Watching A History of Scotland on Saturday was very rewarding, as the whole series has been. It was of course none other than the Stewarts, before they Frenchified their surname, who first "othered" (as people used to say back in Postmodernity) Gaelic Scotland, and of course the historically Norse, and therefore English-speaking, far North.

And "other" it remains. I still don't know whom Labour will be putting up on Question Time from Fort William, which I shall miss anyway due to a college function. But what with the Highland Lib Dems at Westminster rapidly making the Lowland Labourites look almost devolution-friendly (and that is quite a feat), it is no surprise that that party has drafted in Jo Swinson instead. The SNP clearly cannot see the point of the Highlands and Islands, either. The Tories can no longer be expected to, I suppose. And who else will be gracing the panel? Why, Hardeep Singh Kohli, a London-based Glaswegian comedian.
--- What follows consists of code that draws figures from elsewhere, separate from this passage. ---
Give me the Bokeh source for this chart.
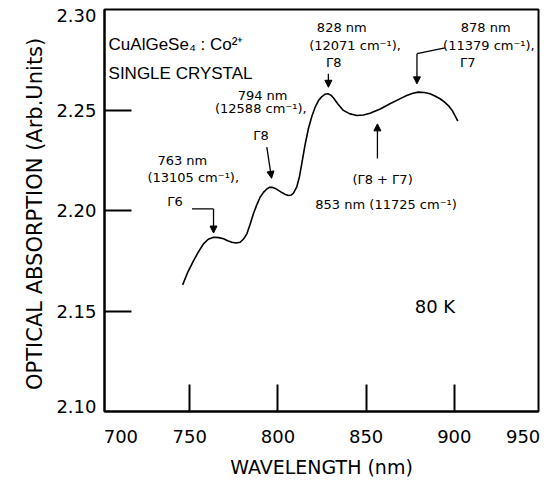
from bokeh.plotting import figure
from bokeh.models import Label, Arrow, NormalHead, FixedTicker
from bokeh.embed import file_html
from bokeh.resources import INLINE

# ---- data ----
wavelength = [746.0, 749.0, 752.2, 755.0, 757.8, 760.5, 763.5, 766.5, 769.2, 771.5,
              773.9, 776.3, 778.6, 780.5, 782.4, 784.2, 786.1, 788.0, 789.9, 791.8,
              793.7, 795.2, 796.6, 798.5, 800.3, 802.5, 804.2, 806.0, 807.5, 808.8,
              810.7, 812.2, 813.5, 815.4, 817.3, 819.2, 821.1, 823.0, 824.9, 826.6,
              828.3, 830.0, 831.4, 834.0, 837.1, 840.5, 844.7, 848.5, 852.2, 858.0,
              863.5, 868.5, 873.0, 876.5, 879.6, 883.0, 886.2, 889.0, 891.9, 894.3,
              896.6, 899.0, 902.0]
absorption = [2.1630, 2.1695, 2.1751, 2.1795, 2.1834, 2.1857, 2.1867, 2.1865, 2.1859, 2.1850,
              2.1842, 2.1838, 2.1842, 2.1858, 2.1884, 2.1930, 2.1984, 2.2028, 2.2066, 2.2090,
              2.2107, 2.2115, 2.2116, 2.2110, 2.2100, 2.2088, 2.2080, 2.2075, 2.2077, 2.2086,
              2.2118, 2.2168, 2.2232, 2.2328, 2.2408, 2.2468, 2.2514, 2.2547, 2.2567, 2.2578,
              2.2581, 2.2574, 2.2561, 2.2530, 2.2498, 2.2482, 2.2473, 2.2475, 2.2484, 2.2505,
              2.2531, 2.2553, 2.2572, 2.2583, 2.2589, 2.2587, 2.2581, 2.2570, 2.2556, 2.2540,
              2.2522, 2.2495, 2.2445]

x_tick_labels = ["700", "750", "800", "850", "900", "950"]
y_tick_labels = ["2.10", "2.15", "2.20", "2.25", "2.30"]
x_mark_ticks = [750, 800, 850, 900]
y_mark_ticks = [2.15, 2.20, 2.25]

FONT = "DejaVu Sans"

p = figure(width=552, height=483, x_range=(701.7, 947.7), y_range=(2.10, 2.30),
           output_backend="svg", toolbar_location=None,
           min_border_left=104, min_border_right=14, min_border_top=9, min_border_bottom=72)
p.background_fill_color = "white"
p.border_fill_color = "white"
p.xgrid.visible = False
p.ygrid.visible = False
p.outline_line_color = "black"
p.outline_line_width = 2

# x axis: labels (700 and 950 sit inside the ends), inward marks at 750..900
x_label_pos = [711, 750, 800, 850, 900, 939]
p.xaxis.ticker = FixedTicker(ticks=x_label_pos, minor_ticks=x_mark_ticks)
p.xaxis.major_label_overrides = {k: v for k, v in zip(x_label_pos, x_tick_labels)}
y_label_pos = [2.1025, 2.15, 2.20, 2.25, 2.297]
p.yaxis.ticker = FixedTicker(ticks=y_label_pos, minor_ticks=y_mark_ticks)
p.yaxis.major_label_overrides = {k: v for k, v in zip(y_label_pos, y_tick_labels)}

for ax in (p.xaxis[0], p.yaxis[0]):
    ax.axis_line_color = "black"
    ax.axis_line_width = 2
    ax.major_tick_line_color = None
    ax.minor_tick_line_color = "black"
    ax.minor_tick_line_width = 2
    ax.minor_tick_in = 27
    ax.minor_tick_out = 0
    ax.major_tick_in = 0
    ax.major_tick_out = 0
    ax.major_label_text_font = FONT
    ax.major_label_text_font_size = "18px"
    ax.major_label_text_color = "black"
    ax.axis_label_text_font = FONT
    ax.axis_label_text_font_style = "normal"
    ax.axis_label_text_color = "black"

p.xaxis.major_label_standoff = 18
p.yaxis.major_label_standoff = 8
p.xaxis.axis_label = "WAVELENGTH (nm)"
p.xaxis.axis_label_text_font_size = "19px"
p.xaxis.axis_label_standoff = 10
p.yaxis.axis_label = "OPTICAL  ABSORPTION (Arb.Units)"
p.yaxis.axis_label_text_font_size = "21px"
p.yaxis.axis_label_standoff = 6

p.line(wavelength, absorption, line_color="black", line_width=1.6)

# ---- text annotations ----
texts = [
    ("CuAlGeSe₄ : Co²⁺", 704.0, 2.2825, "left", "17px", "Liberation Sans"),
    ("SINGLE CRYSTAL", 704.0, 2.2680, "left", "17px", "Liberation Sans"),
    ("828 nm", 836.2, 2.2909, "center", "13px", FONT),
    ("(12071 cm⁻¹),", 843.7, 2.2821, "center", "13px", FONT),
    ("Γ8", 827.2, 2.2738, "left", "13px", FONT),
    ("878 nm", 917.8, 2.2909, "center", "13px", FONT),
    ("(11379 cm⁻¹),", 919.6, 2.2821, "center", "13px", FONT),
    ("Γ7", 903.2, 2.2738, "left", "13px", FONT),
    ("794 nm", 791.3, 2.2572, "center", "13px", FONT),
    ("(12588 cm⁻¹),", 790.3, 2.2506, "center", "13px", FONT),
    ("Γ8", 786.0, 2.2373, "left", "13px", FONT),
    ("763 nm", 745.8, 2.2249, "center", "13px", FONT),
    ("(13105 cm⁻¹),", 752.0, 2.2166, "center", "13px", FONT),
    ("Γ6", 737.3, 2.2045, "left", "13px", FONT),
    ("(Γ8 + Γ7)", 859.3, 2.2155, "center", "13px", FONT),
    ("853 nm (11725 cm⁻¹)", 861.3, 2.2028, "center", "13px", FONT),
    ("80 K", 889.0, 2.1522, "center", "18px", FONT),
]
for t, x, y, align, size, font in texts:
    p.add_layout(Label(x=x, y=y, text=t, text_align=align, text_baseline="middle",
                       text_font=font, text_font_size=size, text_color="black"))

def head():
    return NormalHead(size=7, fill_color="black", line_color="black", line_width=1)

arrows = [
    (828.6, 2.2680, 828.6, 2.2613, True),
    (894.7, 2.2809, 878.8, 2.2780, False),
    (878.8, 2.2780, 878.8, 2.2630, True),
    (793.7, 2.2315, 796.4, 2.2160, True),
    (751.3, 2.2008, 763.5, 2.2008, False),
    (763.5, 2.2008, 763.5, 2.1888, True),
    (856.4, 2.2259, 856.4, 2.2431, True),
]
for xs, ys, xe, ye, has_head in arrows:
    p.add_layout(Arrow(x_start=xs, y_start=ys, x_end=xe, y_end=ye,
                       end=head() if has_head else None,
                       line_color="black", line_width=1.3))

open("out.html", "w").write(file_html(p, INLINE))
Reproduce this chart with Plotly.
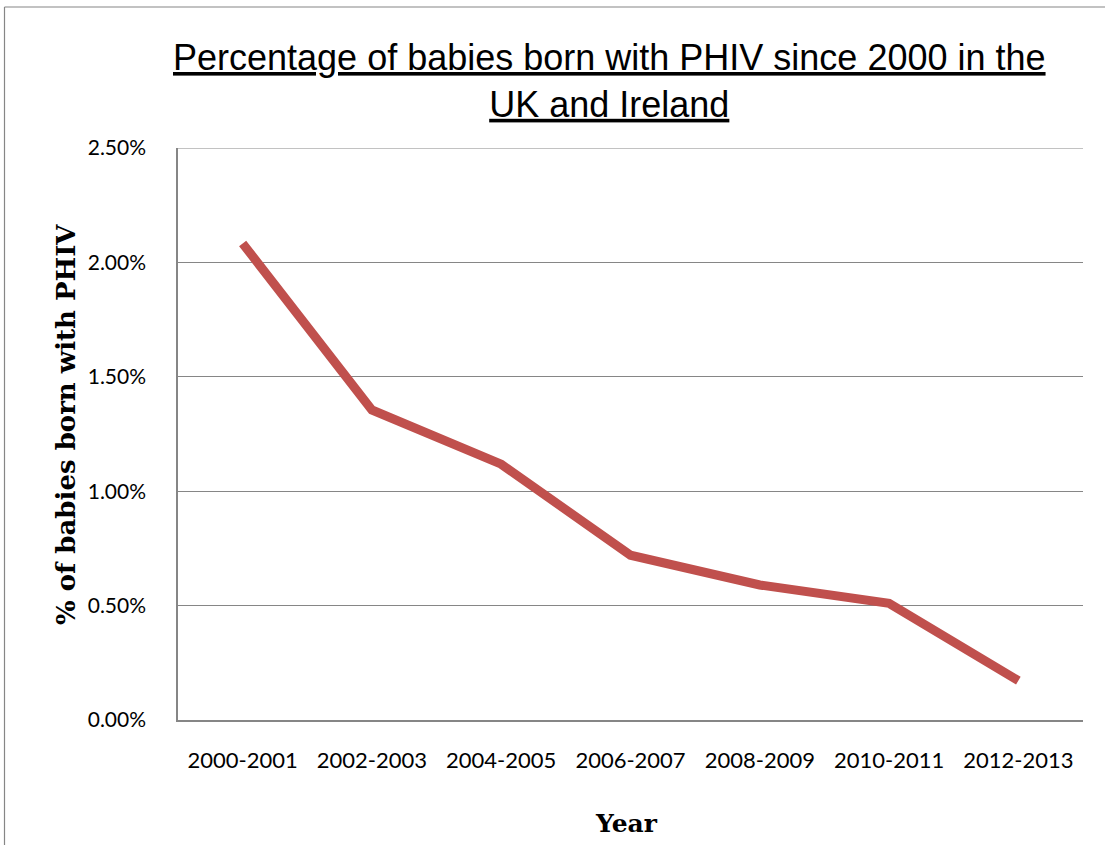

Fort William may not be Wick, but it is quite some way from Glasgow, really quite some way from Edinburgh, and an extremely long way from London. With such an attitude to its inhabitants or anything like their neighbours, why is the BBC bothering to send Question Time there at all?
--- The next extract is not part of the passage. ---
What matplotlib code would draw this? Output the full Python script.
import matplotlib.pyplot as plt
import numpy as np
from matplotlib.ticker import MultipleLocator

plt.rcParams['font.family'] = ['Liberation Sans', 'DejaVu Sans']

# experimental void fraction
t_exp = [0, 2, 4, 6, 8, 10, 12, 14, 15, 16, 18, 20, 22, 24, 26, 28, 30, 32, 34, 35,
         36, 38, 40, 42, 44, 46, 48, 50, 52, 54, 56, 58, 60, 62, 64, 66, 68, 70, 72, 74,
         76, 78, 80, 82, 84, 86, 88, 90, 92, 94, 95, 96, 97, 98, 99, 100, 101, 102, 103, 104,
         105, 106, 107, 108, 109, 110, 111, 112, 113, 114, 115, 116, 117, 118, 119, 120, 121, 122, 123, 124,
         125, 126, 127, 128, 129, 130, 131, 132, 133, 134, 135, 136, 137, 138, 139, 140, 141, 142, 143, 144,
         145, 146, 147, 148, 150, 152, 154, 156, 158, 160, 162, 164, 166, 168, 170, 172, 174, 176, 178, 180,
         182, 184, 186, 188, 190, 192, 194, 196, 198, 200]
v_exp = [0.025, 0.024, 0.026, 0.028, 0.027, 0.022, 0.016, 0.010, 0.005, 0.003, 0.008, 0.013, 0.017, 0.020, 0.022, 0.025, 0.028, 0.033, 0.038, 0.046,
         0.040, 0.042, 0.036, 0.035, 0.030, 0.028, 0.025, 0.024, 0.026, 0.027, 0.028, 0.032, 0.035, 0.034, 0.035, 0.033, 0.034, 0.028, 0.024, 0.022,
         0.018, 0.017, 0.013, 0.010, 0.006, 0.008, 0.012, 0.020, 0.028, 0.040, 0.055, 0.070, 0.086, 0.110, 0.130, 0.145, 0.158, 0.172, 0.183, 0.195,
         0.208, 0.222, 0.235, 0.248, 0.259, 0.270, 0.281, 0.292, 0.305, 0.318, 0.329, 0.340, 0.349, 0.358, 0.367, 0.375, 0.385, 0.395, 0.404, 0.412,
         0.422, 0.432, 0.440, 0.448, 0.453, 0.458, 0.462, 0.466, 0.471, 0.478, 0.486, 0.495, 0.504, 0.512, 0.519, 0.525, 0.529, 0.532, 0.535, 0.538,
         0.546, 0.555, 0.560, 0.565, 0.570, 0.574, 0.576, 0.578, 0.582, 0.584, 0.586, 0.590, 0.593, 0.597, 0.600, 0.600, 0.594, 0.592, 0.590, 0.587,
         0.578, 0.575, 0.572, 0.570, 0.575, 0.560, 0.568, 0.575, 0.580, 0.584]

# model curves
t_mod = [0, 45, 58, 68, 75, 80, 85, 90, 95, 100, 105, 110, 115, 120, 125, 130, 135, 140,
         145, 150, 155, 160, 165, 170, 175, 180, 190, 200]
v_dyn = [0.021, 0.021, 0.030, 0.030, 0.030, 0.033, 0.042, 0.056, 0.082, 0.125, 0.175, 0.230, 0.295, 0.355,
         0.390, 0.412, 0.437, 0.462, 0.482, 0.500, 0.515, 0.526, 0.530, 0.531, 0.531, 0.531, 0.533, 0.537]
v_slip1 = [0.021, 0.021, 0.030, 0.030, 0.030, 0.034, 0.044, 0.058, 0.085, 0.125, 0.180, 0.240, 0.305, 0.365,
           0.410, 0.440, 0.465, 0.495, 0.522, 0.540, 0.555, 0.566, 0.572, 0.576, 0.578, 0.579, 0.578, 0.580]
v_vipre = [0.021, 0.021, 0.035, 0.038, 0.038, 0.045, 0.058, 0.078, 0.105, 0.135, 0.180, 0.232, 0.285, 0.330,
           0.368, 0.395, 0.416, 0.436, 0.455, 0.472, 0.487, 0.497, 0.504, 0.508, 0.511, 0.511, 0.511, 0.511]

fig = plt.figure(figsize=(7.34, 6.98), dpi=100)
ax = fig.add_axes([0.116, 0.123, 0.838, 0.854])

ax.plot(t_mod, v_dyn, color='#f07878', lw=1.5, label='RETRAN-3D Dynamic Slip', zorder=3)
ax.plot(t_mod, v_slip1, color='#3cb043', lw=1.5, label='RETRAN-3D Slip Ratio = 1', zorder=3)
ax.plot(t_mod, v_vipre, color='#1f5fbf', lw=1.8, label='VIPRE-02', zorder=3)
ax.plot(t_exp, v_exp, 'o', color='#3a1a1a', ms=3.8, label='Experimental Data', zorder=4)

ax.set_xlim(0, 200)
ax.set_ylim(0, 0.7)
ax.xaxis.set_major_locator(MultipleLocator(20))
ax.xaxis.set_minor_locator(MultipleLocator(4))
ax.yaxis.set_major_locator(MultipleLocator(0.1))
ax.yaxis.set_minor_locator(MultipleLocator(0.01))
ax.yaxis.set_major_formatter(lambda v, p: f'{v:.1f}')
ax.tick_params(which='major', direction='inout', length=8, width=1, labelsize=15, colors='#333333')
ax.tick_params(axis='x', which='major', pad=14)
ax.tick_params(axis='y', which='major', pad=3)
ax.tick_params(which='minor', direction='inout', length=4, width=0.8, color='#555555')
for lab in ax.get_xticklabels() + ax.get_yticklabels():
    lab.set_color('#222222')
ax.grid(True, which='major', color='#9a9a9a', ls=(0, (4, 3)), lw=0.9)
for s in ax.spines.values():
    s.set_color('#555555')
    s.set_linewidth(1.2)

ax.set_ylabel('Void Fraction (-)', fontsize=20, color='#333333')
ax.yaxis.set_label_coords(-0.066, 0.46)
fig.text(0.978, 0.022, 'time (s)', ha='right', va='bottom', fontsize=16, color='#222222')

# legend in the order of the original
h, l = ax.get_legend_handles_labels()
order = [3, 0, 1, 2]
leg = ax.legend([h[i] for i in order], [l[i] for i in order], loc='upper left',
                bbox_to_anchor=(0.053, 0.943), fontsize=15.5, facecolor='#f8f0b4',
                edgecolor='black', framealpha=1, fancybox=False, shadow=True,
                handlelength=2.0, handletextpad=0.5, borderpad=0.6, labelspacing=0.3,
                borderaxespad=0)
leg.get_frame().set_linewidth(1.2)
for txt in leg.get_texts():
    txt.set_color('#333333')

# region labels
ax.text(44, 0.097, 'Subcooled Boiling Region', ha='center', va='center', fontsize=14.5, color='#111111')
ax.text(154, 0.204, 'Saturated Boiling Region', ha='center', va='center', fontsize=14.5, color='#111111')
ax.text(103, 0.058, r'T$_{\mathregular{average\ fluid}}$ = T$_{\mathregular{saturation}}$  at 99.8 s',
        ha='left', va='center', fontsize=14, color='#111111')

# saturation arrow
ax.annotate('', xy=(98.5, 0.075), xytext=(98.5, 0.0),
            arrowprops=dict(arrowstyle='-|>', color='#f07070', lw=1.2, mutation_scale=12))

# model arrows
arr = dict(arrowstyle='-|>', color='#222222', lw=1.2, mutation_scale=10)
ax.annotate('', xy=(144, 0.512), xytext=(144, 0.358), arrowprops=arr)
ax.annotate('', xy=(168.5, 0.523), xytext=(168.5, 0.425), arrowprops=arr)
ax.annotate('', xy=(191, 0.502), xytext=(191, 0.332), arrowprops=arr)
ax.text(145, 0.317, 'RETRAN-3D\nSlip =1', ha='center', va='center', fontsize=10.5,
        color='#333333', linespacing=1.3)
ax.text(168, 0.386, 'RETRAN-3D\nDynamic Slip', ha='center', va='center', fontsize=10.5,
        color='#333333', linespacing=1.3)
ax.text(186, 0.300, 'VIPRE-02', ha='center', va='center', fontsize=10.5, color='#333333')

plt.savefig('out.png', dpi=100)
  1. I was not aware that Charles Kennedy had turned on devolution. When was this?

    John Thurso was at the Oxford union debating for devolution recently

    Carmichael and Reid anti-devolution. That is not what they are saying on the TV. How come you think otherwise?

    Or is it a case of you want it to be?
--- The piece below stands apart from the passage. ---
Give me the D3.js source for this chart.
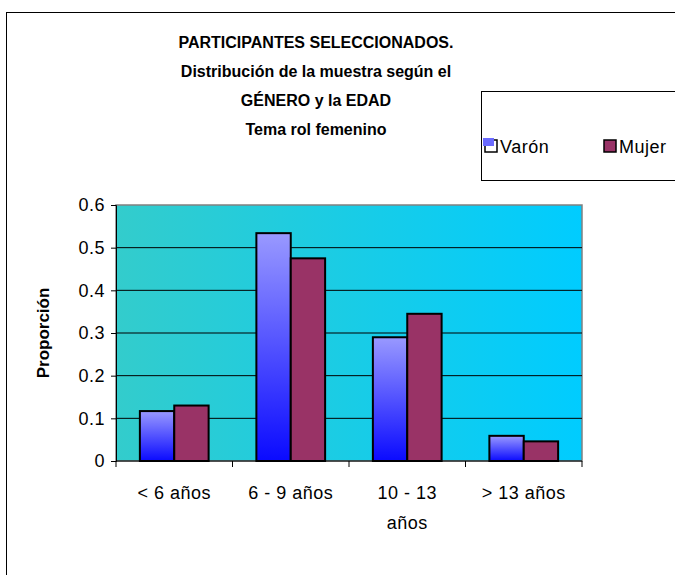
<!DOCTYPE html>
<html>
<head>
<meta charset="utf-8">
<script src="https://cdn.jsdelivr.net/npm/d3@7"></script>
<style>
  body { margin: 0; background: #fff; }
  svg text { font-family: "Liberation Sans", Arial, sans-serif; fill: #000; }
</style>
</head>
<body>
<div id="viz"></div>
<script>
var categories = [["< 6 años"], ["6 - 9 años"], ["10 - 13", "años"], ["> 13 años"]];
var series = ["Varón", "Mujer"];
var varon = [0.117, 0.534, 0.29, 0.059];
var mujer = [0.13, 0.475, 0.345, 0.046];
var yTicks = [0, 0.1, 0.2, 0.3, 0.4, 0.5, 0.6];
var titleLines = ["PARTICIPANTES SELECCIONADOS.", "Distribución de la muestra según el", "GÉNERO y la EDAD", "Tema rol femenino"];

var svg = d3.select("#viz")
    .append("svg")
    .attr("width", 675)
    .attr("height", 575);

var defs = svg.append("defs");
var bg = defs.append("linearGradient").attr("id", "bg").attr("x1", 0).attr("x2", 1).attr("y1", 0).attr("y2", 0);
bg.append("stop").attr("offset", 0).attr("stop-color", "#33cccc");
bg.append("stop").attr("offset", 1).attr("stop-color", "#00ccff");
var vg = defs.append("linearGradient").attr("id", "vg").attr("x1", 0).attr("x2", 0).attr("y1", 0).attr("y2", 1);
vg.append("stop").attr("offset", 0).attr("stop-color", "#9999ff");
vg.append("stop").attr("offset", 1).attr("stop-color", "#0a0aff");

// chart frame (runs past the window)
svg.append("rect")
    .attr("x", 6.5).attr("y", 12.5)
    .attr("width", 700).attr("height", 600)
    .style("fill", "white").style("stroke", "black");

var pLeft = 116, pRight = 582, pTop = 205, pBottom = 461;

var x = d3.scaleBand().domain(d3.range(categories.length)).range([pLeft, pRight]).paddingInner(0.41).paddingOuter(0.205);
var xs = d3.scaleBand().domain(series).range([0, x.bandwidth()]);
var y = d3.scaleLinear().domain([0, 0.6]).range([pBottom, pTop]);

svg.append("rect")
    .attr("x", pLeft).attr("y", pTop)
    .attr("width", pRight - pLeft).attr("height", pBottom - pTop)
    .style("fill", "url(#bg)").style("stroke", "#808080").style("stroke-width", 1.5);

svg.selectAll("line.grid")
    .data(yTicks.slice(1, -1))
    .enter().append("line")
    .attr("class", "grid")
    .attr("x1", pLeft).attr("x2", pRight)
    .attr("y1", function(d){ return y(d); })
    .attr("y2", function(d){ return y(d); })
    .style("stroke", "black").style("stroke-width", 1);

var groups = svg.selectAll("g.cat")
    .data(categories)
    .enter().append("g")
    .attr("class", "cat")
    .attr("transform", function(d, i){ return "translate(" + x(i) + ",0)"; });

groups.append("rect")
    .attr("x", xs("Varón"))
    .attr("y", function(d, i){ return y(varon[i]); })
    .attr("width", xs.bandwidth())
    .attr("height", function(d, i){ return pBottom - y(varon[i]); })
    .style("fill", "url(#vg)").style("stroke", "black").style("stroke-width", 2);

groups.append("rect")
    .attr("x", xs("Mujer"))
    .attr("y", function(d, i){ return y(mujer[i]); })
    .attr("width", xs.bandwidth())
    .attr("height", function(d, i){ return pBottom - y(mujer[i]); })
    .style("fill", "#993366").style("stroke", "black").style("stroke-width", 2);

// y axis
var yAxis = svg.append("g")
    .attr("transform", "translate(" + pLeft + ",0)")
    .call(d3.axisLeft(y).tickValues(yTicks).tickSize(5).tickPadding(6).tickFormat(d3.format("")));
yAxis.selectAll("text").style("font-size", "18px").style("letter-spacing", "0.5px");
yAxis.selectAll("line, path").style("stroke", "black");

// x axis: ticks at category boundaries
var step = (pRight - pLeft) / categories.length;
var xAxis = svg.append("g")
    .attr("transform", "translate(0," + pBottom + ")");
xAxis.append("line").attr("x1", pLeft).attr("x2", pRight).style("stroke", "black");
xAxis.selectAll("line.tk")
    .data(d3.range(categories.length + 1))
    .enter().append("line")
    .attr("class", "tk")
    .attr("x1", function(d){ return pLeft + d * step; })
    .attr("x2", function(d){ return pLeft + d * step; })
    .attr("y1", 0).attr("y2", 6)
    .style("stroke", "black");

xAxis.selectAll("text.lab")
    .data(categories)
    .enter().append("text")
    .attr("class", "lab")
    .attr("text-anchor", "middle")
    .style("font-size", "18px").style("letter-spacing", "0.5px")
    .attr("x", function(d, i){ return x(i) + x.bandwidth() / 2; })
    .selectAll("tspan")
    .data(function(d){ return d; })
    .enter().append("tspan")
    .attr("x", function(){ return d3.select(this.parentNode).attr("x"); })
    .attr("y", function(d, j){ return 38 + j * 30; })
    .text(function(d){ return d; });

svg.append("text")
    .attr("transform", "translate(49,333) rotate(-90)")
    .attr("text-anchor", "middle")
    .style("font-size", "17px").style("font-weight", "bold")
    .text("Proporción");

svg.selectAll("text.title")
    .data(titleLines)
    .enter().append("text")
    .attr("class", "title")
    .attr("x", 316)
    .attr("y", function(d, i){ return 48 + i * 29; })
    .attr("text-anchor", "middle")
    .style("font-size", "16px").style("font-weight", "bold")
    .text(function(d){ return d; });

// legend
var lg = svg.append("g");
lg.append("rect")
    .attr("x", 481.5).attr("y", 91.5).attr("width", 250).attr("height", 89)
    .style("fill", "white").style("stroke", "black");
var lx = [485, 604];
lg.selectAll("rect.sw")
    .data(series)
    .enter().append("rect")
    .attr("class", "sw")
    .attr("x", function(d, i){ return lx[i]; })
    .attr("y", 140).attr("width", 12).attr("height", 12)
    .style("fill", function(d, i){ return i === 0 ? "white" : "#993366"; })
    .style("stroke", "black").style("stroke-width", 1.5);
// the Varón swatch shows its fill shifted up-left, as in the picture
lg.append("rect")
    .attr("x", lx[0] - 2).attr("y", 138)
    .attr("width", 11).attr("height", 8)
    .style("fill", "#6b6bff");
lg.selectAll("text.lt")
    .data(series)
    .enter().append("text")
    .attr("class", "lt")
    .attr("x", function(d, i){ return lx[i] + 15; })
    .attr("y", 153)
    .style("font-size", "18px").style("letter-spacing", "0.5px")
    .text(function(d){ return d; });
</script>
</body>
</html>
    The SNP will be represented by Sturgeon. Wherever Question Time appears in Scotland she goes there.

    Tories - might be fluffy Mundell or even Mary Scanlon. Jamie McGrigor is an Argyllshire farmer but he tends to be media-shy.

  2. At best, they believe in the principle but not in the thing itself. You would normally be the first to point out that Scottish Labour MPs hate the thing really. As, of course, they do. Or, at least, they used to. Now, they just don't see the point of it.

    I remain baffled that this ever actually happened under Tony Blair. It wouldn't have done under John Smith, whose "legacy" it allegedly is. He would either have said that the question was answered by the election of a Labour Government, or that, oh well, all grand schemes from Opposition days have to tempered a bit in office, so here's a re-hash of the Assembly proposal from the Seventies, provided that it gets fifty per ecnt of the eligible vote in a referendum.

    And he would have got on with real "legacies" in social justice, while refraining from the wilder New Labour abandonments of traditional morality. Which, especially when taken together, would have more than kept Scotland, and plenty of other places, happy. Perhaps that is the answer? The Scots got this as a consolation prize for Blair's economic and social liberalism.

    The Lib Dems are strongest in the parts of Scotland where suspicion of rule from the Central Belt (and the North East at a push if the SNP are in) is also, and understandably, strongest. Again, they are rather more in favour of the principle of devolution than of the practice. A high proportion of No voters would have been their voters. And they, too, cannot really see what the thing is for in the very changed world in which we now find ourselves.

    Those Lib Dem areas are, of course, in no small measure the old territories of MacDonald of the Isles and of the Black Douglas, in alliance with each other and with the English against rule from Edinburgh. And the Lib Dems are even harder hit than Labour by any questioning of the role of Scottish MPs at Westminster.

    They are, all in all, in much the same position as over fisheries, where their Eurofederalist views are wildly out of step with the interests and opinions of their voters. And they know it.

    I don't know why Alex Salmond allows Nicola Sturgeon on television, I really don't.

    And the Tories are putting up Michael Gove.